BEIJING – A huge deposit of silver was discovered in the autonomous region of Inner Mongolia, in northern China, the local department of Land and Natural Resources claimed on Saturday.
According to Xinhua, the state-owned news agency, the deposit contains over 100 million tonnes of silver ore.
The deposit is located in Shuangjianzi Mountain in Inner Mongolia, and it is very much possible that there are more deposits in the depths and surroundings of the place, the Xinhua reported.
However, it wasn’t clear from the media report whether that number refers to resources or reserves, but it must be resources, since Chinese silver reserves currently only stand at 39,000 tonnes, states the US Geological Survey.
Accurate mining statistics are notoriously difficult to pin down from China, which often inflates them.
The USGS puts China in fifth place in terms of silver production and reserves, behind the United States, Australia, Bolivia and Chile. The largest silver producer is Mexico, at 5,600 tonnes, and the country with the largest reserves is Peru, at 120,000 tonnes.
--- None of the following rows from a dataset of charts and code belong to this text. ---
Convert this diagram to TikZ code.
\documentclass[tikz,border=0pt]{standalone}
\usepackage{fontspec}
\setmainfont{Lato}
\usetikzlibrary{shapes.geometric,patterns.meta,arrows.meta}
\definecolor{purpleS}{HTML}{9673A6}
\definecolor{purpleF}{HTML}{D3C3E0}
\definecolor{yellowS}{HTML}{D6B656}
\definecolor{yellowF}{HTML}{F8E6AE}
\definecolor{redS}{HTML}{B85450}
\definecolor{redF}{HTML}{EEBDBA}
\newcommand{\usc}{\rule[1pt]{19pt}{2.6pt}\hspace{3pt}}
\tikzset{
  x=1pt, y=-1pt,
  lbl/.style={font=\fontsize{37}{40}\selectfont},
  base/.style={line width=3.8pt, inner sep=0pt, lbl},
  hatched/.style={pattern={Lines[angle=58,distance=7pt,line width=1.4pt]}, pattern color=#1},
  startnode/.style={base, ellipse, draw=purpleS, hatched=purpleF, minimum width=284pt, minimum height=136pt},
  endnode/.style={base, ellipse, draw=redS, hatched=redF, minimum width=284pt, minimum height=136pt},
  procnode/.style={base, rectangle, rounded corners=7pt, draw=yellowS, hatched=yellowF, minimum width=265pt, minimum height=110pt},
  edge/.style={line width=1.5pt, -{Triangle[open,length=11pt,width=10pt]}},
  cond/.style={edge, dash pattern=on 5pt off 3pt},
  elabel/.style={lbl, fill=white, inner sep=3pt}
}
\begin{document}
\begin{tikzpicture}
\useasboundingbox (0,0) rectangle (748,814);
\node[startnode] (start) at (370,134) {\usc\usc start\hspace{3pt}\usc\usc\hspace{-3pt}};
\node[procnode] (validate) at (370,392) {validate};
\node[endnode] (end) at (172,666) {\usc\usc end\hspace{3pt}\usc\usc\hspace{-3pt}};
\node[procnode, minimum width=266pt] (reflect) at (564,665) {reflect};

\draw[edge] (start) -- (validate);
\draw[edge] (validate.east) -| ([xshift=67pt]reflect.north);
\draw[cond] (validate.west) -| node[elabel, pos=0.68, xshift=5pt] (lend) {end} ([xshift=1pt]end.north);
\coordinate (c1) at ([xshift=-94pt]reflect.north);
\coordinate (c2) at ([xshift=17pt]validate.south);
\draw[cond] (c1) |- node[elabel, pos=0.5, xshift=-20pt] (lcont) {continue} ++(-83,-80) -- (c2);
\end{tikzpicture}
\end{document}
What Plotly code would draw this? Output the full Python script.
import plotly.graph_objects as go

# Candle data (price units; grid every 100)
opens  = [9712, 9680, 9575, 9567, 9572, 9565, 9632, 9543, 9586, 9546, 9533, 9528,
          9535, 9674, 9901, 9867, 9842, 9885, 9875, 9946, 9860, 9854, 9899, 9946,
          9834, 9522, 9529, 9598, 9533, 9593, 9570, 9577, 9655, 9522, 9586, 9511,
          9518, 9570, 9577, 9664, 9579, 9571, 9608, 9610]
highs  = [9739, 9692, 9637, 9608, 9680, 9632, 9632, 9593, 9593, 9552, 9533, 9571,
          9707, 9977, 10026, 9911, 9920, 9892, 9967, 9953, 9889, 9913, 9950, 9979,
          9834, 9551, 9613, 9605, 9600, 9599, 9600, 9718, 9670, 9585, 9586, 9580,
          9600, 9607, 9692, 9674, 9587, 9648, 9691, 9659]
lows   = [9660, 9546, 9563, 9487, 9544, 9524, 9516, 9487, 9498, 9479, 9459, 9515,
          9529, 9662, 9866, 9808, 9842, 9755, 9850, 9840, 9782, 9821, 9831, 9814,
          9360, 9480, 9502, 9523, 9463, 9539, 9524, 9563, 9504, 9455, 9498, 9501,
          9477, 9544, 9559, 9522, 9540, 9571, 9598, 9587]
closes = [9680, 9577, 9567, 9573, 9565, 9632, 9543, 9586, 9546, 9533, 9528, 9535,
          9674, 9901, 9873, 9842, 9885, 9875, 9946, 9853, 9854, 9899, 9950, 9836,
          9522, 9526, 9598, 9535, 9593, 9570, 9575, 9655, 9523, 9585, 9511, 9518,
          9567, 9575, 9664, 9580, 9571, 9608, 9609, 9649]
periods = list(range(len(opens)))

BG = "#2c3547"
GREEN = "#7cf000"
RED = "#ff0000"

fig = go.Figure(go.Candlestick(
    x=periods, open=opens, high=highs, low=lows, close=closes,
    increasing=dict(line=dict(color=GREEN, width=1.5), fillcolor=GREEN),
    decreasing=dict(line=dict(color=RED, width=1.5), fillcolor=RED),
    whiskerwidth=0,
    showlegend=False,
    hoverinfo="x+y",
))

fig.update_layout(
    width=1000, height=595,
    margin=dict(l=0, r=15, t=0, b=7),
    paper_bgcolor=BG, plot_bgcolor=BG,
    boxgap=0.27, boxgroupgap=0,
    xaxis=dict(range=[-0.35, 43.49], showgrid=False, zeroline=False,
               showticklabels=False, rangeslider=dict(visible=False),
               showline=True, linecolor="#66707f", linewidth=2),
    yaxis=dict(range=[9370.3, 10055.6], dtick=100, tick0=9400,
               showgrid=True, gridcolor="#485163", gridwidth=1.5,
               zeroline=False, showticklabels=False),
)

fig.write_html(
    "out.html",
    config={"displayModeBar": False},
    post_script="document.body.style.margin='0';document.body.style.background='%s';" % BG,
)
In 2015, Kitco pegged China as producing 128,603,000 ounces of silver, primarily as a byproduct of lead and zinc mining. The two primary silver mines are Canada-based Silvercorp’s (NYSE,TSX:SVM) Ying mine, which produced 6.5 million ounces in 2017, and the Shizishan mine owned by China Polymetallic, which produced 2.4 million ounces in 2013 (current production numbers unavailable).
In addition to jewelry, today this precious metal is in great demand in the automotive, aerospace and energy sectors.